There’s land ahead! You’ve spent the last few days watching the dark water and the strong waves from the side of the ship. With no land in sight, you’ve been getting antsy. You’re ready to stretch your legs, see green grass, and talk to different people. Now the water is getting bluer. Mountains are up ahead. And fishing boats—a sure sign of civilization—are bobbing in the harbor. Welcome to Saint Helena.
Saint Helena is in the South Atlantic Ocean. It’s part of the British Overseas Territory Saint Helena, Ascension & Tristan da Cunha. The islands are hundreds of miles from one another and thousands of miles from Africa, the nearest land mass. The Portuguese first arrived on the uninhabited islands in 1502. The tropical, volcanic islands became an important stopover for ships traveling between Europe or Asia and South America. They’re also, unsurprisingly, some of the most remote islands in the world.
Jamestown, the small capital of Saint Helena, is buzzing with the ship’s arrival. Long-awaited supplies are being unloaded to the eager Saints, as the islanders call themselves. You pass the Cenotaph, which lists the names of the Saints who died in the two world wars, by the wharf and set off to explore.
Tour the Castle, the main government building, and peek in the chambers if the council is in session. Walk through the Castle Gardens. The park behind the Castle is filled with huge ficus trees and songbirds. Cross the street to St. James’ Church, the oldest Anglican church in the Southern Hemisphere. Wander through the Museum of Saint Helena to learn about the island’s political and natural history. Then climb Jacob’s Ladder. The 699 steps lead up the deep canyon to Half Tree Hollow and the rest of the island.

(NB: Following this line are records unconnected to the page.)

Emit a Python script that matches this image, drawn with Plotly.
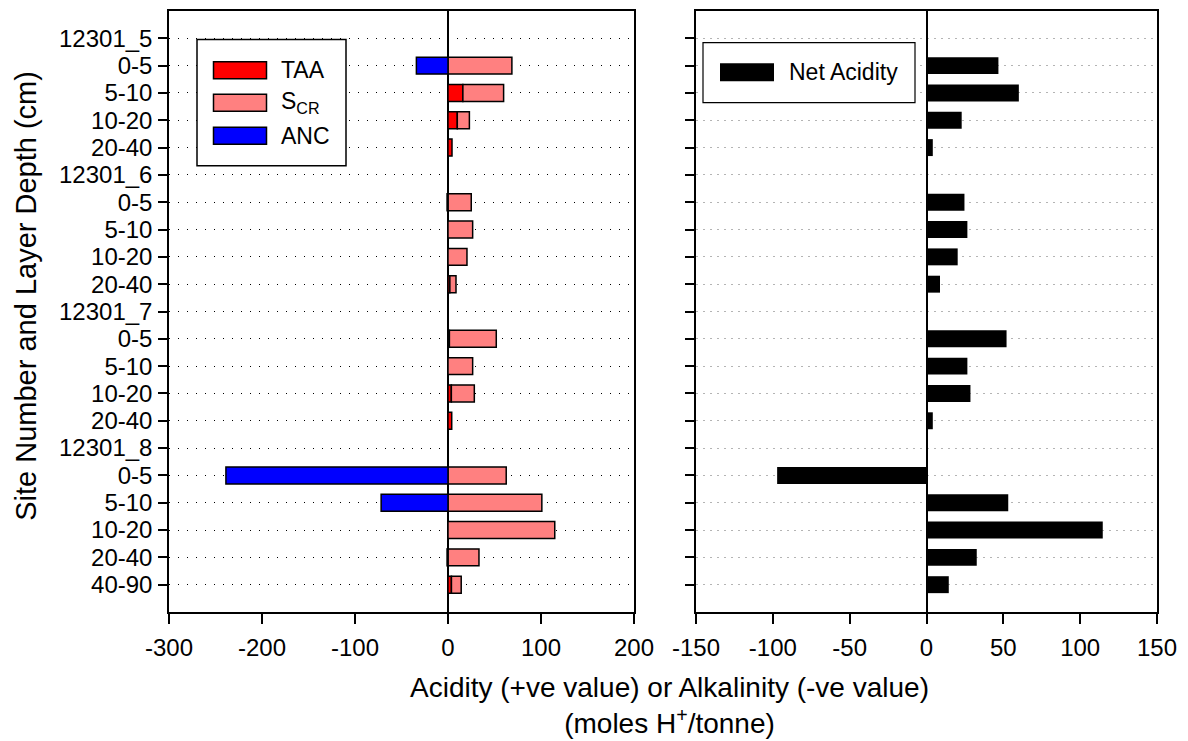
import plotly.graph_objects as go

# ---------------- data ----------------
labels = ["12301_5", "0-5", "5-10", "10-20", "20-40",
          "12301_6", "0-5", "5-10", "10-20", "20-40",
          "12301_7", "0-5", "5-10", "10-20", "20-40",
          "12301_8", "0-5", "5-10", "10-20", "20-40", "40-90"]
taa = [None, None, 16.0, 10.0, 4.3,
       None, None, None, None, 2.0,
       None, 1.5, None, 3.6, 4.0,
       None, None, None, None, None, 3.7]
scr = [None, 68.7, 43.8, 13.0, None,
       None, 25.0, 26.5, 20.4, 6.6,
       None, 50.4, 26.5, 24.7, None,
       None, 62.6, 100.9, 114.8, 33.3, 10.5]
anc = [None, -34.0, None, None, None,
       None, -1.0, None, None, None,
       None, None, None, None, None,
       None, -238.8, -71.9, None, -1.0, None]
net = [None, 46.8, 60.1, 22.9, 4.1,
       None, 24.7, 26.6, 20.3, 8.8,
       None, 52.1, 26.6, 28.6, 4.1,
       None, -97.2, 53.2, 114.7, 32.7, 14.5]
left_ticks = [-300, -200, -100, 0, 100, 200]
left_tick_text = ["-300", "-200", "-100", "0", "100", "200"]
right_ticks = [-150, -100, -50, 0, 50, 100, 150]
right_tick_text = ["-150", "-100", "-50", "0", "50", "100", "150"]

rows = list(range(len(labels)))
FONT = "Liberation Sans, Arial, sans-serif"

# page body has an 8px margin; figure is sized/placed to compensate
OFF = 8
FW, FH = 1188 - OFF, 741 - OFF
# plot-area edges in reference (window) pixels
RL, RR, RT, RB = 169, 1157, 11.4, 612
PL, PR, PT, PB = RL - OFF, RR - OFF, RT - OFF, RB - OFF

def px(x):  # reference window pixel -> paper x
    return (x - RL) / (RR - RL)
def py(y):  # reference window pixel -> paper y
    return (RB - y) / (RB - RT)

fig = go.Figure()
bw = 0.62
fig.add_trace(go.Bar(y=rows, x=taa, orientation="h", name="TAA", width=bw,
                     marker=dict(color="#ff0000", line=dict(color="black", width=1.5)),
                     xaxis="x", yaxis="y", showlegend=False))
fig.add_trace(go.Bar(y=rows, x=scr, orientation="h", name="S<sub>CR</sub>", width=bw,
                     marker=dict(color="#ff8080", line=dict(color="black", width=1.5)),
                     xaxis="x", yaxis="y", showlegend=False))
fig.add_trace(go.Bar(y=rows, x=anc, orientation="h", name="ANC", width=bw,
                     marker=dict(color="#0000ff", line=dict(color="black", width=1.5)),
                     xaxis="x", yaxis="y", showlegend=False))
fig.add_trace(go.Bar(y=rows, x=net, orientation="h", name="Net Acidity", width=bw,
                     marker=dict(color="#000000", line=dict(color="black", width=0)),
                     xaxis="x2", yaxis="y2", showlegend=False))

axis_common = dict(showline=True, linecolor="black", linewidth=1.5, mirror=True,
                   ticks="outside", tickcolor="black", tickwidth=1.5, automargin=False,
                   tickfont=dict(family=FONT, size=24, color="black"))

fig.update_layout(
    width=FW, height=FH,
    margin=dict(l=PL, r=FW - PR, t=PT, b=FH - PB, pad=0),
    paper_bgcolor="white", plot_bgcolor="white",
    barmode="relative",
    showlegend=False,
    font=dict(family=FONT, color="black"),
    xaxis=dict(domain=[0, px(634)], range=[-300, 200], tickvals=left_ticks,
               ticktext=left_tick_text,
               ticklen=10, ticklabelstandoff=3, showgrid=False,
               zeroline=True, zerolinecolor="black", zerolinewidth=1.5,
               anchor="y", **axis_common),
    yaxis=dict(range=[21, -1], tickvals=rows, ticktext=labels, ticklen=9,
               ticklabelstandoff=1, showgrid=True, gridcolor="black", gridwidth=1,
               griddash="1px,8px", zeroline=False, anchor="x", **axis_common),
    xaxis2=dict(domain=[px(696), 1], range=[-150, 150], tickvals=right_ticks,
                ticktext=right_tick_text,
                ticklen=10, ticklabelstandoff=3, showgrid=False,
                zeroline=True, zerolinecolor="black", zerolinewidth=1.5,
                anchor="y2", **axis_common),
    yaxis2=dict(range=[21, -1], tickvals=rows, showticklabels=False, ticklen=9,
                showgrid=True, gridcolor="#b4b4b4", gridwidth=1,
                griddash="1.5px,5.5px", zeroline=False, anchor="x2", **axis_common),
)

shapes = []
annotations = []
# left legend box
shapes.append(dict(type="rect", xref="paper", yref="paper",
                   x0=px(197), x1=px(346), y0=py(166), y1=py(40),
                   line=dict(color="black", width=1.5), fillcolor="white", layer="above"))
leg = [("TAA", "#ff0000", 70.5), ("S<sub>CR</sub>", "#ff8080", 103), ("ANC", "#0000ff", 136)]
for txt, col, yc in leg:
    shapes.append(dict(type="rect", xref="paper", yref="paper",
                       x0=px(213.5), x1=px(266.5), y0=py(yc + 8.5), y1=py(yc - 8.5),
                       line=dict(color="black", width=1.5), fillcolor=col, layer="above"))
    annotations.append(dict(text=txt, xref="paper", yref="paper", x=px(279), y=py(yc),
                            xanchor="left", yanchor="middle", showarrow=False,
                            font=dict(family=FONT, size=23, color="black")))
# right legend box
shapes.append(dict(type="rect", xref="paper", yref="paper",
                   x0=px(703), x1=px(915), y0=py(103), y1=py(43),
                   line=dict(color="black", width=1.2), fillcolor="white", layer="above"))
shapes.append(dict(type="rect", xref="paper", yref="paper",
                   x0=px(720), x1=px(774), y0=py(81.5), y1=py(63.5),
                   line=dict(color="black", width=0), fillcolor="black", layer="above"))
annotations.append(dict(text="Net Acidity", xref="paper", yref="paper", x=px(787), y=py(72.5),
                        xanchor="left", yanchor="middle", showarrow=False,
                        font=dict(family=FONT, size=23, color="black")))
# axis titles
annotations.append(dict(text="Acidity (+ve value) or Alkalinity (-ve value)<br>(moles H<sup>+</sup>/tonne)",
                        xref="paper", yref="paper", x=px(669), y=py(705),
                        xanchor="center", yanchor="middle", showarrow=False, align="center",
                        font=dict(family=FONT, size=28, color="black")))
annotations.append(dict(text="Site Number and Layer Depth (cm)",
                        xref="paper", yref="paper", x=px(26), y=py(296),
                        xanchor="center", yanchor="middle", showarrow=False, textangle=-90,
                        font=dict(family=FONT, size=29, color="black")))
fig.update_layout(shapes=shapes, annotations=annotations)

fig.write_html("out.html")
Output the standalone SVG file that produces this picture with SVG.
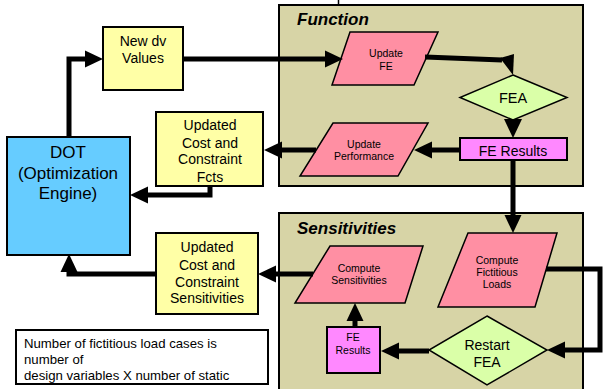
<svg xmlns="http://www.w3.org/2000/svg" width="604" height="389" viewBox="0 0 604 389">
<style>
text{font-family:"Liberation Sans",Arial,sans-serif;fill:#000;text-anchor:middle}
.panel{fill:#D7D4A6;stroke:#000;stroke-width:2}
.yel{fill:#FFFFA6;stroke:#000;stroke-width:2}
.blue{fill:#66CCFF;stroke:#000;stroke-width:2}
.pink{fill:#FF8FA3;stroke:#000;stroke-width:1.5}
.green{fill:#DAFFA8;stroke:#000;stroke-width:1.5}
.mag{fill:#FF88FF;stroke:#000;stroke-width:2}
.note{fill:#fff;stroke:#000;stroke-width:2}
.title{font-size:17px;font-weight:bold;font-style:italic;text-anchor:start}
.t14{font-size:14px}
.t17{font-size:17px}
.t10{font-size:10.5px}
.nt{font-size:13.2px;text-anchor:start}
.conn{fill:none;stroke:#000;stroke-width:5}
</style>
<defs>
<marker id="ah" markerUnits="userSpaceOnUse" markerWidth="18" markerHeight="17" refX="0" refY="8.5" orient="auto" overflow="visible">
<path d="M0,0 L18,8.5 L0,17 Z" fill="#000"/>
</marker>
<clipPath id="noteclip"><rect x="16" y="330" width="252" height="54"/></clipPath>
</defs>

<line x1="338.5" y1="0" x2="338.5" y2="5" stroke="#000" stroke-width="1.5"/>

<g id="function-panel">
<rect class="panel" x="279" y="5" width="304" height="181"/>
<text class="title" x="297" y="25">Function</text>
</g>
<g id="sensitivities-panel">
<rect class="panel" x="279" y="213" width="304" height="190"/>
<text class="title" x="297" y="234">Sensitivities</text>
</g>

<g id="new-dv">
<rect class="yel" x="103" y="27" width="80" height="63"/>
<text class="t14" x="143" y="46">New dv</text>
<text class="t14" x="143" y="63">Values</text>
</g>

<g id="updated-fcts">
<rect class="yel" x="156" y="112" width="107" height="74"/>
<text class="t14" x="210" y="130">Updated</text>
<text class="t14" x="210" y="148">Cost and</text>
<text class="t14" x="210" y="164">Constraint</text>
<text class="t14" x="210" y="182">Fcts</text>
</g>

<g id="dot">
<rect class="blue" x="7" y="137" width="123" height="118"/>
<text class="t17" x="68" y="158">DOT</text>
<text class="t17" x="68" y="179">(Optimization</text>
<text class="t17" x="68" y="199">Engine)</text>
</g>

<g id="updated-sens">
<rect class="yel" x="156" y="233" width="102" height="81"/>
<text class="t14" x="207" y="252">Updated</text>
<text class="t14" x="207" y="270">Cost and</text>
<text class="t14" x="207" y="287">Constraint</text>
<text class="t14" x="207" y="303">Sensitivities</text>
</g>

<g id="note">
<rect class="note" x="16" y="330" width="252" height="54"/>
<g clip-path="url(#noteclip)">
<text class="nt" x="24" y="348">Number of fictitious load cases is</text>
<text class="nt" x="24" y="364">number of</text>
<text class="nt" x="24" y="380">design variables X number of static</text>
</g>
</g>

<g id="update-fe">
<polygon class="pink" points="350,32 438,32 414,85 332,85"/>
<text class="t10" x="386" y="57">Update</text>
<text class="t10" x="386" y="70">FE</text>
</g>

<g id="fea">
<polygon class="green" points="513,75 567,97.5 513,120 460,97.5"/>
<text x="513" y="103" style="font-size:14.5px">FEA</text>
</g>

<g id="fe-results">
<rect class="mag" x="460" y="138" width="107" height="22"/>
<text class="t14" x="513" y="156">FE Results</text>
</g>

<g id="update-performance">
<polygon class="pink" points="333,123 428,123 398,176 300,176"/>
<text class="t10" x="364" y="148">Update</text>
<text class="t10" x="364" y="160">Performance</text>
</g>

<g id="compute-fictitious">
<polygon class="pink" points="468,233 557,233 535,307 438,307"/>
<text class="t10" x="497" y="264">Compute</text>
<text class="t10" x="497" y="276">Fictitious</text>
<text class="t10" x="497" y="288">Loads</text>
</g>

<g id="compute-sens">
<polygon class="pink" points="330,246 423,246 405,303 295,303"/>
<text class="t10" x="359" y="272">Compute</text>
<text class="t10" x="359" y="284">Sensitivities</text>
</g>

<g id="restart-fea">
<polygon class="green" points="487,316 547,350 487,385 429,350"/>
<text class="t14" x="487" y="350">Restart</text>
<text class="t14" x="487" y="367">FEA</text>
</g>

<g id="fe-results-small">
<rect class="mag" x="327" y="327" width="53" height="46"/>
<text class="t10" x="353" y="341">FE</text>
<text class="t10" x="353" y="354">Results</text>
</g>

<g id="connectors">
<path class="conn" d="M69,137 V59 H85" marker-end="url(#ah)"/>
<path class="conn" d="M183,59 H325" marker-end="url(#ah)"/>
<path class="conn" d="M425,57 L502,60"/>
<polygon points="500,58 514,54 513,75" fill="#000"/>
<polygon points="504,119 522,119 513,138" fill="#000"/>
<path class="conn" d="M460,150 H432" marker-end="url(#ah)"/>
<path class="conn" d="M316,150 H282" marker-end="url(#ah)"/>
<path class="conn" d="M210,186 V195 H148" marker-end="url(#ah)"/>
<path class="conn" d="M513,160 V215" marker-end="url(#ah)"/>
<path class="conn" d="M546,269 H600 V350 H565" marker-end="url(#ah)"/>
<path class="conn" d="M429,351 H399" marker-end="url(#ah)"/>
<path class="conn" d="M355,327 V321" marker-end="url(#ah)"/>
<path class="conn" d="M313,274 H276" marker-end="url(#ah)"/>
<path class="conn" d="M156,274 H69 V272" marker-end="url(#ah)"/>
</g>
</svg>
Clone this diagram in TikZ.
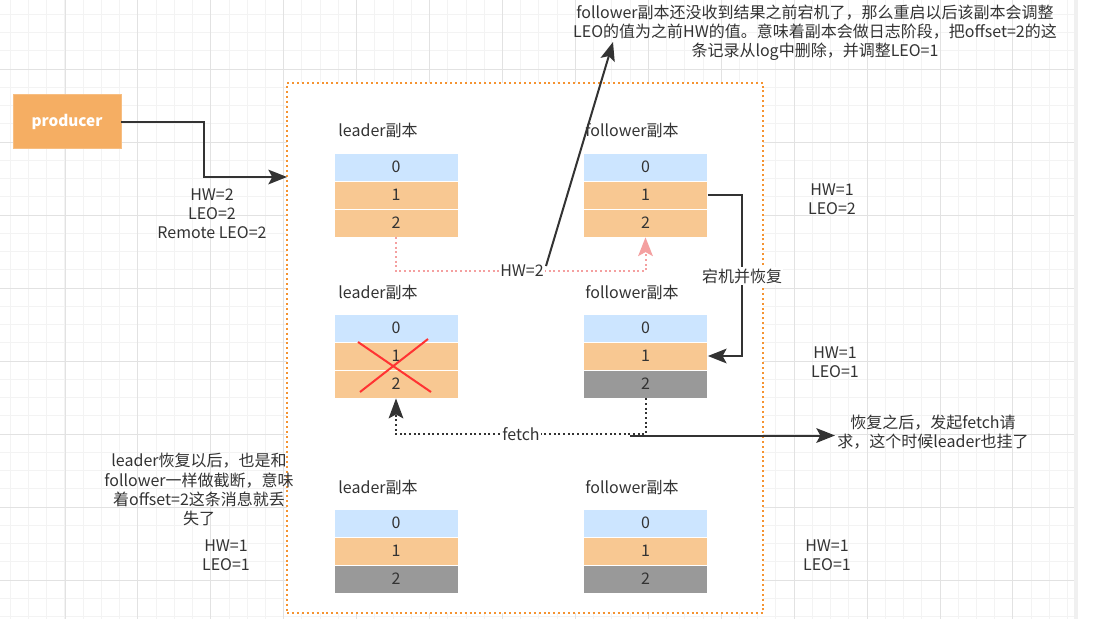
\documentclass[tikz,border=0pt]{standalone}
\usepackage{fontspec}
\setmainfont{Noto Sans CJK SC}
\usetikzlibrary{arrows.meta}
\definecolor{txt}{HTML}{333333}
\definecolor{cblue}{HTML}{CCE5FF}
\definecolor{corange}{HTML}{F8C892}
\definecolor{cgray}{HTML}{999999}
\definecolor{prodfill}{HTML}{F5AE63}
\definecolor{boxorange}{HTML}{F59331}
\definecolor{pinkc}{HTML}{F4A0A0}
\definecolor{gminor}{HTML}{F3F3F3}
\definecolor{gmajor}{HTML}{E2E2E2}
\definecolor{redx}{HTML}{FF3333}
\definecolor{conn}{HTML}{333333}
\tikzset{
  rowbox/.style={draw=white, line width=0.6pt, minimum width=93pt, minimum height=21pt, inner sep=0pt, text=txt},
  rblue/.style={rowbox, fill=cblue},
  rorange/.style={rowbox, fill=corange},
  rgray/.style={rowbox, fill=cgray},
  lbl/.style={text=txt, inner sep=1pt, align=center},
  wlbl/.style={lbl, fill=white},
  gridminor/.style={draw=gminor, line width=0.75pt},
  gridmajor/.style={draw=gmajor, line width=0.75pt},
  conn/.style={draw=conn, line width=1.5pt, -{Stealth[length=14pt,width=11pt,inset=3pt]}},
  pinkconn/.style={draw=pinkc, line width=1.5pt, dash pattern=on 1.5pt off 2pt, -{Stealth[length=14pt,width=11pt,inset=3pt,fill=pinkc]}},
  fetchconn/.style={draw=conn, line width=1.5pt, dash pattern=on 1.5pt off 2pt, -{Stealth[length=15pt,width=11pt,inset=3pt]}},
  obox/.style={draw=boxorange, fill=white, line width=1.5pt, dash pattern=on 1.5pt off 2.2pt, minimum width=357pt, minimum height=397.5pt, inner sep=0pt},
  prodbox/.style={fill=prodfill, draw=prodfill!80!white, line width=0.5pt, minimum width=81pt, minimum height=40.5pt, text=white, font=\fontsize{11.5}{13}\selectfont\bfseries},
  xline/.style={draw=redx, line width=1.5pt},
}
\begin{document}
\begin{tikzpicture}[x=0.75pt,y=-0.75pt, font=\fontsize{12}{14.3}\selectfont]
\useasboundingbox (0,0) rectangle (1093,619);
\fill[white] (0,0) rectangle (1093,619);
% grid
\foreach \i in {0,...,58} {\draw[gridminor] ({10.3+18.23*\i},0) -- ({10.3+18.23*\i},619);}
\foreach \i in {0,...,33} {\draw[gridminor] (0,{14.3+18.25*\i}) -- (1075,{14.3+18.25*\i});}
\foreach \i in {0,...,13} {\draw[gridmajor] ({65+72.92*\i},0) -- ({65+72.92*\i},619);}
\foreach \i in {0,...,7} {\draw[gridmajor] (0,{69+73*\i}) -- (1075,{69+73*\i});}
\fill[gminor!80!gmajor] (1074,0) rectangle (1078,619);

% orange container
\node[obox] (box) at (525,348) {};

% producer
\node[prodbox] (prod) at (67,121.5) {producer};
\coordinate (boxin) at (287,177);
\draw[conn] (prod.east) -- (204,121.5) |- (boxin);
\node[lbl] (hwleft) at (212,214) {HW=2\\LEO=2\\Remote LEO=2};

% block 1
\node[lbl] (lab1l) at (378,130) {leader副本};
\node[lbl] (lab1f) at (632,130) {follower副本};
\node[rblue]   (l1a) at (396,167) {0};
\node[rorange] (l1b) at (396,195) {1};
\node[rorange] (l1c) at (396,223) {2};
\node[rblue]   (f1a) at (645.5,167) {0};
\node[rorange] (f1b) at (645.5,195) {1};
\node[rorange] (f1c) at (645.5,223) {2};

% block 2
\node[lbl] (lab2l) at (378,292) {leader副本};
\node[lbl] (lab2f) at (632,292) {follower副本};
\node[rblue]   (l2a) at (396,328) {0};
\node[rorange] (l2b) at (396,356) {1};
\node[rorange] (l2c) at (396,384) {2};
\node[rblue]   (f2a) at (645.5,328) {0};
\node[rorange] (f2b) at (645.5,356) {1};
\node[rgray]   (f2c) at (645.5,384) {2};

% block 3
\node[lbl] (lab3l) at (378,487) {leader副本};
\node[lbl] (lab3f) at (632,487) {follower副本};
\node[rblue]   (l3a) at (396,523) {0};
\node[rorange] (l3b) at (396,551) {1};
\node[rgray]   (l3c) at (396,579) {2};
\node[rblue]   (f3a) at (645.5,523) {0};
\node[rorange] (f3b) at (645.5,551) {1};
\node[rgray]   (f3c) at (645.5,579) {2};

% red cross
\draw[xline] (358,342) -- (431,392);
\draw[xline] (428,339) -- (360,392);

% HW=2 pink connector
\draw[pinkconn] (l1c.south) -- ++(0,34) -| (f1c.south);
\node[wlbl] (hw2) at (522,271) {HW=2};

% arrow to top note
\node[lbl] (topnote) at (815,33) {follower副本还没收到结果之前宕机了，那么重启以后该副本会调整\\LEO的值为之前HW的值。意味着副本会做日志阶段，把offset=2的这\\条记录从log中删除，并调整LEO=1};
\coordinate (topin) at (613,42);
\draw[conn] (546,266) -- (topin);

% crash and recover
\draw[conn] (f1b.east) -- ++(34,0) |- (f2b.east);
\node[wlbl] (crash) at (742,276) {宕机并恢复};

% fetch
\draw[fetchconn] (f2c.south) -- ++(0,36) -| (l2c.south);
\node[wlbl] (fetch) at (521,434) {fetch};
\coordinate (fs) at (630,435.5);
\coordinate (fe) at (835,435.5);
\draw[conn] (fs) -- (fe);
\node[lbl] (rnote) at (933,432) {恢复之后，发起fetch请\\求，这个时候leader也挂了};

% HW/LEO labels
\node[lbl] (hw1) at (832,199) {HW=1\\LEO=2};
\node[lbl] (hw2r) at (835,362) {HW=1\\LEO=1};
\node[lbl] (hw3r) at (827,555) {HW=1\\LEO=1};
\node[lbl] (hw3l) at (226,555) {HW=1\\LEO=1};

% left note
\node[lbl] (lnote) at (199,489.5) {leader恢复以后，也是和\\follower一样做截断，意味\\着offset=2这条消息就丢\\失了};
\end{tikzpicture}
\end{document}
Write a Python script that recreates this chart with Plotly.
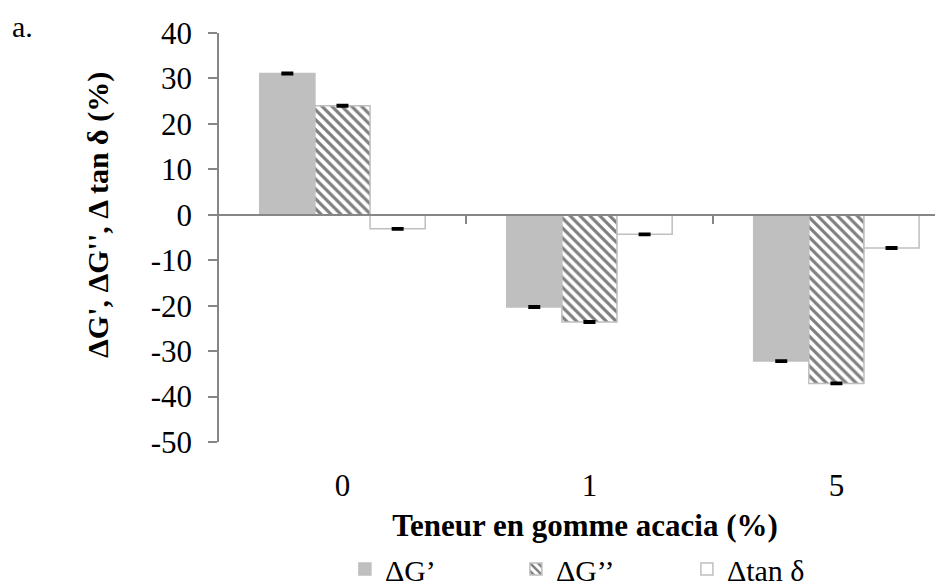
import plotly.graph_objects as go

categories = ["0", "1", "5"]
dg_prime = [31.1, -20.3, -32.2]
dg_second = [24.0, -23.6, -37.1]
dtan_delta = [-3.1, -4.3, -7.3]
err = [0.15, 0.15, 0.15]

series_names = ["ΔG’", "ΔG’’", "Δtan δ"]
y_ticks = [-50, -40, -30, -20, -10, 0, 10, 20, 30, 40]

FONT = "Liberation Serif"
GRAY = "#BFBFBF"
AXIS = "#868686"

errbar = dict(type="data", array=err, visible=True, color="black", thickness=2.5, width=6)

fig = go.Figure()

fig.add_trace(go.Bar(
    x=categories, y=dg_prime, name=series_names[0],
    marker=dict(color=GRAY, line=dict(color=GRAY, width=1.5)),
    error_y=errbar,
))
fig.add_trace(go.Bar(
    x=categories, y=dg_second, name=series_names[1],
    marker=dict(
        color="white",
        line=dict(color=GRAY, width=1.5),
        pattern=dict(shape="\\", fgcolor="black", bgcolor="white", size=7, solidity=0.45),
    ),
    error_y=errbar,
))
fig.add_trace(go.Bar(
    x=categories, y=dtan_delta, name=series_names[2],
    marker=dict(color="white", line=dict(color=GRAY, width=1.5)),
    error_y=errbar,
))

# empty trace so the zero-line axis with the group separators gets drawn
fig.add_trace(go.Scatter(x=[], y=[], xaxis="x2", showlegend=False, hoverinfo="skip"))

zero_pos = (0 - (-50)) / 90

fig.update_layout(
    width=943, height=587,
    margin=dict(l=211, r=0, t=25, b=144),
    paper_bgcolor="white", plot_bgcolor="white",
    font=dict(family=FONT, size=31, color="black"),
    barmode="group", bargap=0.33, bargroupgap=0,
    showlegend=True,
    legend=dict(
        orientation="h", x=0.172, xanchor="left", y=-0.311, yanchor="middle",
        font=dict(family=FONT, size=30), entrywidth=126, itemwidth=30,
        traceorder="normal",
    ),
    xaxis=dict(
        type="category", range=[-0.5, 2.464], automargin=False,
        showline=False, showgrid=False, ticks="", zeroline=False,
        ticklabelstandoff=22,
        title=dict(text="<b>Teneur en gomme acacia (%)</b>", font=dict(family=FONT, size=31), standoff=12),
    ),
    xaxis2=dict(
        overlaying="x", anchor="free", position=zero_pos,
        range=[-0.5, 2.464], showgrid=False, zeroline=False,
        showline=True, linecolor=AXIS, linewidth=1.5,
        ticks="outside", tickvals=[0.5, 1.5], ticklen=8, tickwidth=1.5, tickcolor=AXIS,
        showticklabels=False,
    ),
    yaxis=dict(
        range=[-50, 40], tickvals=y_ticks, ticktext=[str(v) for v in y_ticks],
        automargin=False, showgrid=False, zeroline=False,
        showline=True, linecolor=AXIS, linewidth=1.5,
        ticks="outside", ticklen=9, tickwidth=1.5, tickcolor=AXIS,
        ticklabelstandoff=10,
    ),
    annotations=[
        dict(
            text="a.", xref="paper", yref="paper", x=-0.286, y=1.06,
            xanchor="left", yanchor="top", showarrow=False,
            font=dict(family=FONT, size=30),
        ),
        # y-axis title, centred on the zero line like in the original
        dict(
            text="<b>ΔG', ΔG'', Δ tan δ (%)</b>", xref="paper", yref="paper",
            x=-0.165, y=zero_pos, xanchor="center", yanchor="middle",
            textangle=-90, showarrow=False,
            font=dict(family=FONT, size=30),
        ),
    ],
)

fig.write_html("out.html")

From here, head north to visit Heart-shaped Waterfall, named after the shape of the rock over which it falls. Go to the center of the island to see Plantation House, the gorgeous governor’s mansion. Don’t miss Jonathan and Myrtle, two of the Seychelles giant tortoises that live on the grounds. Longwood, the home where Napoléon Bonaparte died after being exiled to the island, is nearby. As is the island’s highest peak, Diana’s Peak. The national park is home to the Saint Helena plover, a humid cloud forest, and peaceful hiking trails.
More trails, as well as the island’s best swimming spot, are on the southern end of the island. Carefully hike along Sandy Bay’s cliffs to find Lot’s Wife Ponds. The natural tide pools have amazing views of volcanic structures, nesting masked boobies, and the endless Atlantic. Not too bad for the end of the world.